I'll admit they reeled me in with Battery lol. But it looks like a interesting movie with some actors I like. So I'll Netflix it, just wondering if anyone has seen it and wants to share their thoughts.


----------



## VILARIKA (Sep 13, 2011)

I'd also like some insight on this movie, ive been looking foward to watching it sometime soon


----------



## petereanima (Sep 15, 2011)

I. must. see. this. movie.


----------



## Pooluke41 (Sep 15, 2011)

Hesher is the Average member of SSO.


----------



## Spinedriver (Sep 16, 2011)

It was ok but (as per usual) the trailer make it look a lot better than it actually was.


----------



## Ancestor (Sep 16, 2011)

i really enjoyed it. didn't even mind the metallica, as it brought me back to when the songs first came out. this is really how the music affected us. seriously. 

good acting, i thought.


----------



## shredguitar7 (Sep 19, 2011)

movie was really good. give it a watch. id say 7 outta 10 for me


----------



## ROAR (Sep 19, 2011)

It was pretty cool. Not something I'd watch regularly. 
Or maybe ever again. Trailer made it seem a lot better.


Hey,
what's green, slimy and smells like bacon?




Kermit's fingers.


----------



## Nick1 (Oct 1, 2011)

I saw it last week. Great movie. JGL gives such a great performance.


----------



## flexkill (Jul 24, 2012)

I just watched this movie last night....EPIC!!!!!!!


----------



## flexkill (Jul 24, 2012)




----------



## Bobo (Jul 24, 2012)

I finally watched it too. Trailer got me too hyped, but the film was pretty good.


----------



## straightshreddd (Jul 24, 2012)

I liked it. It has random bursts of humor and drama. Joseph Gordon-Levitt is ridiculously good actor.


----------



## r3tr0sp3ct1v3 (Jul 30, 2012)

IT was very good. I liked the ending the most.


----------



## MikeH (Jul 30, 2012)

Fantastic movie. I never went off of a trailer, but the DVD box made it seem like a comedy. Not a whole lot of typical humor. Mostly dry. But I'm a huge Joseph Gordon-Levitt fan, so I was set on watching it. It's definitely a good one.


----------



## RevDrucifer (Aug 16, 2012)

I'm halfway through it now, going to watch the rest when my girlfriend gets out of work.

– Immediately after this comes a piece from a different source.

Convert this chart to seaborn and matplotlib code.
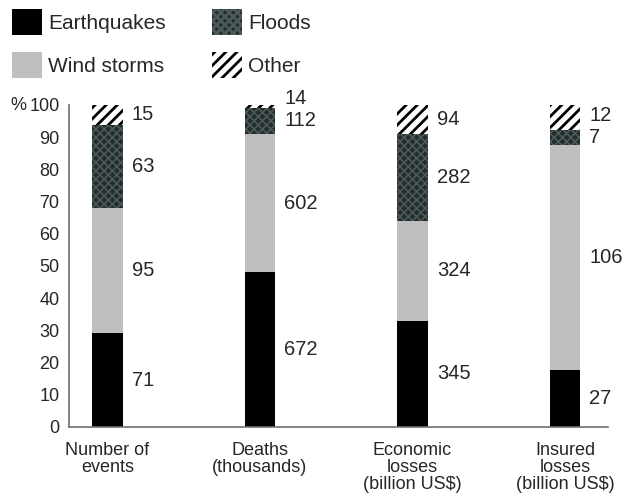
import numpy as np
import pandas as pd
import seaborn as sns
import matplotlib.pyplot as plt
from matplotlib.patches import Patch

# categories and raw values (percent share is computed from these)
categories = ['Number of\nevents', 'Deaths\n(thousands)',
              'Economic\nlosses\n(billion US$)', 'Insured\nlosses\n(billion US$)']
series = ['Earthquakes', 'Wind storms', 'Floods', 'Other']
earthquakes = [71, 672, 345, 27]
wind_storms = [95, 602, 324, 106]
floods = [63, 112, 282, 7]
other = [15, 14, 94, 12]

colors = {'Earthquakes': 'black', 'Wind storms': '#bfbfbf',
          'Floods': '#232d2d', 'Other': 'white'}
hatches = {'Earthquakes': None, 'Wind storms': None, 'Floods': 'xxxx', 'Other': '///'}
hatch_colors = {'Earthquakes': 'black', 'Wind storms': '#bfbfbf',
                'Floods': '#4b5958', 'Other': 'black'}
hatch_widths = {'Earthquakes': 1, 'Wind storms': 1, 'Floods': 1.2, 'Other': 2.0}

sns.set_style('white')
plt.rcParams['font.family'] = ['Liberation Sans', 'DejaVu Sans']
plt.rcParams['hatch.linewidth'] = 2.0

df = pd.DataFrame({'Earthquakes': earthquakes, 'Wind storms': wind_storms,
                   'Floods': floods, 'Other': other}, index=categories)
pct = df.div(df.sum(axis=1), axis=0) * 100
cum = pct.cumsum(axis=1)

fig = plt.figure(figsize=(6.24, 5.04), dpi=100)
ax = fig.add_axes([0.111, 0.153, 0.863, 0.639])


def style_patch(p, s):
    p.set_edgecolor(hatch_colors[s])
    p.set_linewidth(0)
    if hatches[s]:
        p.set_hatch(hatches[s])
        if hasattr(p, 'set_hatch_linewidth'):
            p.set_hatch_linewidth(hatch_widths[s])


# draw from the top layer down so each layer covers the one above
for s in reversed(series):
    n_before = len(ax.patches)
    sns.barplot(x=categories, y=cum[s].values, color=colors[s], width=0.2,
                saturation=1, ax=ax)
    for p in ax.patches[n_before:]:
        style_patch(p, s)

# value labels right of each segment
for i, cat in enumerate(categories):
    bottom = 0
    prev_y = -100
    for s in series:
        h = pct.loc[cat, s]
        y = bottom + h / 2
        if s == 'Other':
            y = max(y, prev_y + 7)
        ax.text(i + 0.16, y, str(df.loc[cat, s]), ha='left', va='center',
                fontsize=14.5)
        bottom += h
        prev_y = y

ax.set_ylim(0, 100)
ax.set_xlim(-0.25, 3.28)
ax.set_yticks(range(0, 101, 10))
ax.set_xticks(range(len(categories)))
ax.set_xticklabels(categories, fontsize=13, linespacing=1.0)
ax.set_xticks(np.arange(-0.25, 3.3, 0.5), minor=True)
ax.tick_params(axis='x', which='major', length=0, pad=11)
ax.tick_params(axis='x', which='minor', length=4, color='#707070', direction='out')
ax.tick_params(axis='y', length=5, color='#707070', direction='out',
               labelsize=13, pad=2)
ax.set_ylabel('')
for side in ['top', 'right']:
    ax.spines[side].set_visible(False)
for side in ['left', 'bottom']:
    ax.spines[side].set_color('#707070')
    ax.spines[side].set_linewidth(1.2)
ax.text(-0.109, 0.997, '%', transform=ax.transAxes, ha='left', va='center',
        fontsize=13)

handles = []
for s in series:
    hp = Patch(facecolor=colors[s], label=s)
    style_patch(hp, s)
    handles.append(hp)
fig.legend(handles=handles, loc='upper left', bbox_to_anchor=(0.019, 0.982),
           ncol=2, frameon=False, fontsize=15, handlelength=1.45,
           handleheight=1.55, handletextpad=0.3, labelspacing=0.8,
           columnspacing=2.2, borderpad=0, borderaxespad=0)

fig.savefig('out.png', dpi=100)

I really dig it thus far. Definitely some great acting. Storyline isn't anything special, but it's played out very well. Love the Hesher character.


----------



## highlordmugfug (Aug 16, 2012)

Looks interesting. Anyone know if it's on Netflix?


----------



## Bobo (Aug 19, 2012)

highlordmugfug said:


> Looks interesting. Anyone know if it's on Netflix?



I rented the dvd through Netflix. Now if you're talking about streaming, Idunno.


----------